• _Exercise brief_: Reproduce all the material exactly, minus any pictures it holds.

------ Recorded data

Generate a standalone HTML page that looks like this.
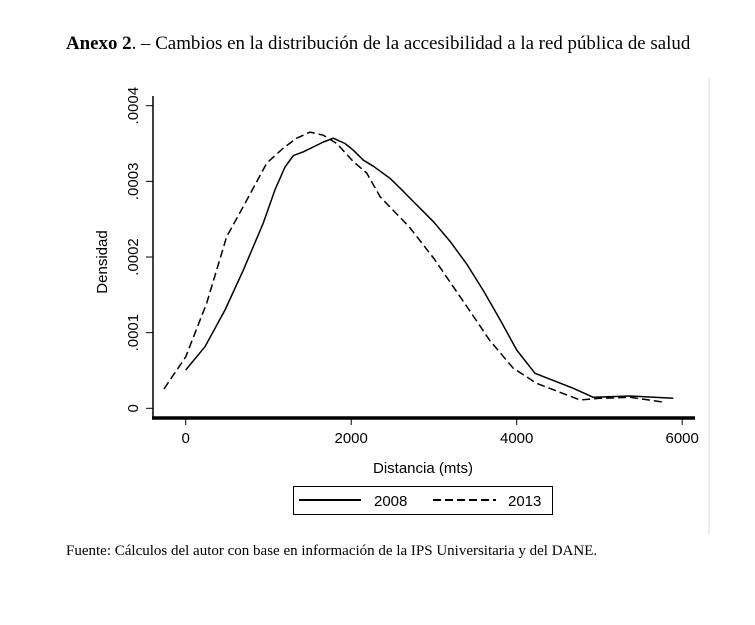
<!DOCTYPE html>
<html><head><meta charset="utf-8"><style>
body{margin:0;background:#fff;width:755px;height:625px;overflow:hidden;position:relative;font-family:"Liberation Serif",serif}
.t{position:absolute;left:66px;top:33px;font-size:18.9px;color:#000;white-space:nowrap}
.f{position:absolute;left:66px;top:543px;font-size:15px;white-space:nowrap}
</style></head><body>
<div class="t"><b>Anexo 2</b>. – Cambios en la distribución de la accesibilidad a la red pública de salud</div>
<svg width="755" height="625" style="position:absolute;left:0;top:0" font-family="Liberation Sans, sans-serif">
<line x1="709" y1="78" x2="709" y2="535" stroke="#e6e6e6" stroke-width="1.5"/>
<g id="axes"></g><g id="plot"></g>
<text x="423" y="473" font-size="15" text-anchor="middle">Distancia (mts)</text>
<text transform="translate(107,262) rotate(-90)" font-size="15" text-anchor="middle">Densidad</text>
<g>
<rect x="293.5" y="486.5" width="259" height="28" fill="none" stroke="#000" stroke-width="1"/>
<line x1="299" y1="500" x2="361" y2="500" stroke="#000" stroke-width="2"/>
<text x="374" y="506" font-size="15">2008</text>
<line x1="433" y1="500" x2="496" y2="500" stroke="#000" stroke-width="2" stroke-dasharray="8,4"/>
<text x="508" y="506" font-size="15">2013</text>
</g>
</svg>
<div class="f">Fuente: Cálculos del autor con base en información de la IPS Universitaria y del DANE.</div>
<script>
const xTicks=[0,2000,4000,6000];
const yTicks=[0,0.0001,0.0002,0.0003,0.0004];
const yTickLabels=["0",".0001",".0002",".0003",".0004"];
const x2008=[0,233,475,697,938,1079,1200,1301,1422,1664,1784,1925,2026,2147,2267,2469,2600,2800,3000,3200,3400,3600,3800,4000,4221,4684,4926,5369,5893];
const y2008=[0.0000506,0.0000814,0.00013,0.000183,0.000245,0.000289,0.000319,0.000334,0.000339,0.000352,0.000357,0.00035,0.000341,0.000328,0.00032,0.000304,0.00029,0.000268,0.000246,0.00022,0.00019,0.000155,0.000117,0.000077,0.0000463,0.0000264,0.0000145,0.0000163,0.0000132];
const x2013=[-262,0,254,495,737,979,1180,1341,1502,1663,1825,2026,2187,2348,2469,2700,3000,3300,3500,3673,3959,4241,4765,5006,5369,5792];
const y2013=[0.0000256,0.000068,0.000139,0.000227,0.000275,0.000324,0.000344,0.000357,0.000365,0.000361,0.00035,0.000326,0.000311,0.00028,0.000266,0.00024,0.000198,0.00015,0.000118,0.00009,0.0000529,0.000033,0.000011,0.0000132,0.0000145,0.0000079];
const sx=v=>185.7+v*0.08275, sy=v=>408.3-v*756500;
const NS="http://www.w3.org/2000/svg";
function mk(t,a,p){const e=document.createElementNS(NS,t);for(const k in a)e.setAttribute(k,a[k]);p.appendChild(e);return e;}
const ax=document.getElementById('axes'), pl=document.getElementById('plot');
let l=mk('line',{x1:153,y1:96,x2:153,y2:418,stroke:'#000','stroke-width':1.5},ax);


l=mk('line',{x1:152,y1:418,x2:695,y2:418,stroke:'#000','stroke-width':3.5},ax);


xTicks.forEach(v=>{mk('line',{x1:sx(v),y1:419,x2:sx(v),y2:425,stroke:'#000','stroke-width':1},ax);
const t=mk('text',{x:sx(v),y:443,'font-size':15,'text-anchor':'middle'},ax);t.textContent=v;

});
yTicks.forEach((v,i)=>{mk('line',{x1:146,y1:sy(v),x2:153,y2:sy(v),stroke:'#000','stroke-width':1},ax);
const t=mk('text',{transform:`translate(138,${sy(v)}) rotate(-90)`,'font-size':15,'text-anchor':'middle'},ax);t.textContent=yTickLabels[i];

});
function path(xs,ys){return xs.map((x,i)=>(i?'L':'M')+sx(x).toFixed(1)+','+sy(ys[i]).toFixed(1)).join('');}
let p=mk('path',{d:path(x2008,y2008),fill:'none',stroke:'#000','stroke-width':1.5,'stroke-linejoin':'round'},pl);


p=mk('path',{d:path(x2013,y2013),fill:'none',stroke:'#000','stroke-width':1.5,'stroke-dasharray':'8,4'},pl);


</script>
</body></html>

------------

• _Result for this exercise_:
Generate a standalone HTML page that looks like this.
<!DOCTYPE html>
<html><head><meta charset="utf-8"><style>
body{margin:0;background:#fff;width:755px;height:625px;overflow:hidden;position:relative;font-family:"Liberation Serif",serif}
.t{position:absolute;left:66px;top:33px;font-size:18.9px;color:#000;white-space:nowrap}
.f{position:absolute;left:66px;top:543px;font-size:15px;white-space:nowrap}
</style></head><body>
<div class="t"><b>Anexo 2</b>. – Cambios en la distribución de la accesibilidad a la red pública de salud</div>
<svg width="755" height="625" style="position:absolute;left:0;top:0" font-family="Liberation Sans, sans-serif">
<line x1="709" y1="78" x2="709" y2="535" stroke="#e6e6e6" stroke-width="1.5"/>
<g id="axes"></g><g id="plot"></g>
<text x="423" y="473" font-size="15" text-anchor="middle">Distancia (mts)</text>
<text transform="translate(107,262) rotate(-90)" font-size="15" text-anchor="middle">Densidad</text>
<g>
<rect x="293.5" y="486.5" width="259" height="28" fill="none" stroke="#000" stroke-width="1"/>
<line x1="299" y1="500" x2="361" y2="500" stroke="#000" stroke-width="2"/>
<text x="374" y="506" font-size="15">2008</text>
<line x1="433" y1="500" x2="496" y2="500" stroke="#000" stroke-width="2" stroke-dasharray="8,4"/>
<text x="508" y="506" font-size="15">2013</text>
</g>
</svg>
<div class="f">Fuente: Cálculos del autor con base en información de la IPS Universitaria y del DANE.</div>
<script>
const xTicks=[0,2000,4000,6000];
const yTicks=[0,0.0001,0.0002,0.0003,0.0004];
const yTickLabels=["0",".0001",".0002",".0003",".0004"];
const x2008=[0,233,475,697,938,1079,1200,1301,1422,1664,1784,1925,2026,2147,2267,2469,2600,2800,3000,3200,3400,3600,3800,4000,4221,4684,4926,5369,5893];
const y2008=[0.0000506,0.0000814,0.00013,0.000183,0.000245,0.000289,0.000319,0.000334,0.000339,0.000352,0.000357,0.00035,0.000341,0.000328,0.00032,0.000304,0.00029,0.000268,0.000246,0.00022,0.00019,0.000155,0.000117,0.000077,0.0000463,0.0000264,0.0000145,0.0000163,0.0000132];
const x2013=[-262,0,254,495,737,979,1180,1341,1502,1663,1825,2026,2187,2348,2469,2700,3000,3300,3500,3673,3959,4241,4765,5006,5369,5792];
const y2013=[0.0000256,0.000068,0.000139,0.000227,0.000275,0.000324,0.000344,0.000357,0.000365,0.000361,0.00035,0.000326,0.000311,0.00028,0.000266,0.00024,0.000198,0.00015,0.000118,0.00009,0.0000529,0.000033,0.000011,0.0000132,0.0000145,0.0000079];
const sx=v=>185.7+v*0.08275, sy=v=>408.3-v*756500;
const NS="http://www.w3.org/2000/svg";
function mk(t,a,p){const e=document.createElementNS(NS,t);for(const k in a)e.setAttribute(k,a[k]);p.appendChild(e);return e;}
const ax=document.getElementById('axes'), pl=document.getElementById('plot');
let l=mk('line',{x1:153,y1:96,x2:153,y2:418,stroke:'#000','stroke-width':1.5},ax);


l=mk('line',{x1:152,y1:418,x2:695,y2:418,stroke:'#000','stroke-width':3.5},ax);


xTicks.forEach(v=>{mk('line',{x1:sx(v),y1:419,x2:sx(v),y2:425,stroke:'#000','stroke-width':1},ax);
const t=mk('text',{x:sx(v),y:443,'font-size':15,'text-anchor':'middle'},ax);t.textContent=v;

});
yTicks.forEach((v,i)=>{mk('line',{x1:146,y1:sy(v),x2:153,y2:sy(v),stroke:'#000','stroke-width':1},ax);
const t=mk('text',{transform:`translate(138,${sy(v)}) rotate(-90)`,'font-size':15,'text-anchor':'middle'},ax);t.textContent=yTickLabels[i];

});
function path(xs,ys){return xs.map((x,i)=>(i?'L':'M')+sx(x).toFixed(1)+','+sy(ys[i]).toFixed(1)).join('');}
let p=mk('path',{d:path(x2008,y2008),fill:'none',stroke:'#000','stroke-width':1.5,'stroke-linejoin':'round'},pl);


p=mk('path',{d:path(x2013,y2013),fill:'none',stroke:'#000','stroke-width':1.5,'stroke-dasharray':'8,4'},pl);


</script>
</body></html>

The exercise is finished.